Data block
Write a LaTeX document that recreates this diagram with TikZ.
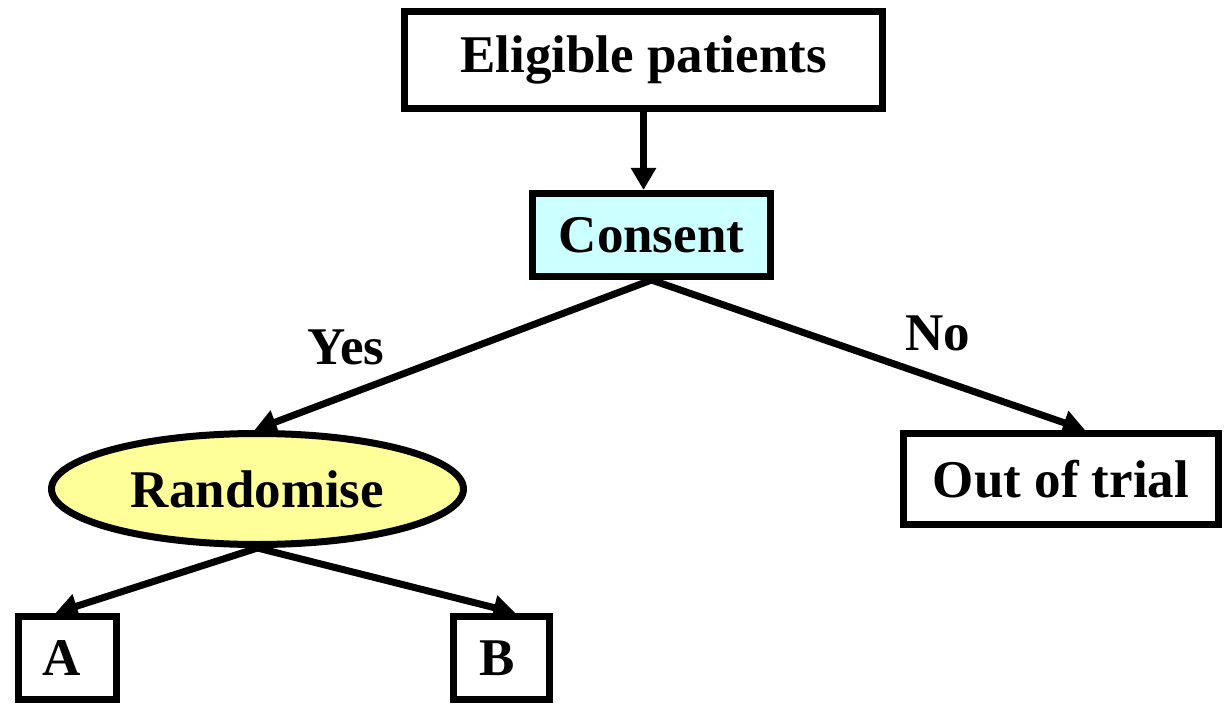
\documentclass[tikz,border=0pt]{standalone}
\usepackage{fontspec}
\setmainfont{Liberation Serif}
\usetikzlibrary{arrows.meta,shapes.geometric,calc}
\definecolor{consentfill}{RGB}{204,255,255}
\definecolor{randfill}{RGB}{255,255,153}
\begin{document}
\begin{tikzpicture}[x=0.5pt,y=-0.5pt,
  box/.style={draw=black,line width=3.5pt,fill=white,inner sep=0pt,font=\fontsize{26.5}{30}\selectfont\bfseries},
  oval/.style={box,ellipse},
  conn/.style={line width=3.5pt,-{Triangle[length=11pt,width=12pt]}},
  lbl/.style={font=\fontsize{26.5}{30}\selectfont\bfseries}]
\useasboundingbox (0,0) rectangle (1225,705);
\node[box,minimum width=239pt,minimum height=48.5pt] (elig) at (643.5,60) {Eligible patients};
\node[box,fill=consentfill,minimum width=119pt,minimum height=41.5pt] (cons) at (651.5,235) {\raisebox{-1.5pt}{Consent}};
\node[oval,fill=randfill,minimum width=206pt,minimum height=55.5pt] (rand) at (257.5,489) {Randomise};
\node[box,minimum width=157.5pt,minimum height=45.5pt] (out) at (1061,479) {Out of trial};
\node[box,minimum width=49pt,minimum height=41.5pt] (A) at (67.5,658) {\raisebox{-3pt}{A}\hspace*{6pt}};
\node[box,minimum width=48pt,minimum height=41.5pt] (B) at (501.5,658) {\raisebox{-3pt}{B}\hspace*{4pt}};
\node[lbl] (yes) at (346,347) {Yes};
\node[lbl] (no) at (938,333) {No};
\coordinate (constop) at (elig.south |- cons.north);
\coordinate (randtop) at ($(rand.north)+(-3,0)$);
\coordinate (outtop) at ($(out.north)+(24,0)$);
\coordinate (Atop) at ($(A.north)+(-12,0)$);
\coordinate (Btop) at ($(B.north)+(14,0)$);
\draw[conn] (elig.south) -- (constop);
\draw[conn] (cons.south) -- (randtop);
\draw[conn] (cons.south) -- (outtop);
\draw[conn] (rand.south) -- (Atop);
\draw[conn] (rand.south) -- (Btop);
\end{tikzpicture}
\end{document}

Set exercise
Repeat the lines above exactly, and keep every picture out.

Written response
Write a LaTeX document that recreates this diagram with TikZ.
\documentclass[tikz,border=0pt]{standalone}
\usepackage{fontspec}
\setmainfont{Liberation Serif}
\usetikzlibrary{arrows.meta,shapes.geometric,calc}
\definecolor{consentfill}{RGB}{204,255,255}
\definecolor{randfill}{RGB}{255,255,153}
\begin{document}
\begin{tikzpicture}[x=0.5pt,y=-0.5pt,
  box/.style={draw=black,line width=3.5pt,fill=white,inner sep=0pt,font=\fontsize{26.5}{30}\selectfont\bfseries},
  oval/.style={box,ellipse},
  conn/.style={line width=3.5pt,-{Triangle[length=11pt,width=12pt]}},
  lbl/.style={font=\fontsize{26.5}{30}\selectfont\bfseries}]
\useasboundingbox (0,0) rectangle (1225,705);
\node[box,minimum width=239pt,minimum height=48.5pt] (elig) at (643.5,60) {Eligible patients};
\node[box,fill=consentfill,minimum width=119pt,minimum height=41.5pt] (cons) at (651.5,235) {\raisebox{-1.5pt}{Consent}};
\node[oval,fill=randfill,minimum width=206pt,minimum height=55.5pt] (rand) at (257.5,489) {Randomise};
\node[box,minimum width=157.5pt,minimum height=45.5pt] (out) at (1061,479) {Out of trial};
\node[box,minimum width=49pt,minimum height=41.5pt] (A) at (67.5,658) {\raisebox{-3pt}{A}\hspace*{6pt}};
\node[box,minimum width=48pt,minimum height=41.5pt] (B) at (501.5,658) {\raisebox{-3pt}{B}\hspace*{4pt}};
\node[lbl] (yes) at (346,347) {Yes};
\node[lbl] (no) at (938,333) {No};
\coordinate (constop) at (elig.south |- cons.north);
\coordinate (randtop) at ($(rand.north)+(-3,0)$);
\coordinate (outtop) at ($(out.north)+(24,0)$);
\coordinate (Atop) at ($(A.north)+(-12,0)$);
\coordinate (Btop) at ($(B.north)+(14,0)$);
\draw[conn] (elig.south) -- (constop);
\draw[conn] (cons.south) -- (randtop);
\draw[conn] (cons.south) -- (outtop);
\draw[conn] (rand.south) -- (Atop);
\draw[conn] (rand.south) -- (Btop);
\end{tikzpicture}
\end{document}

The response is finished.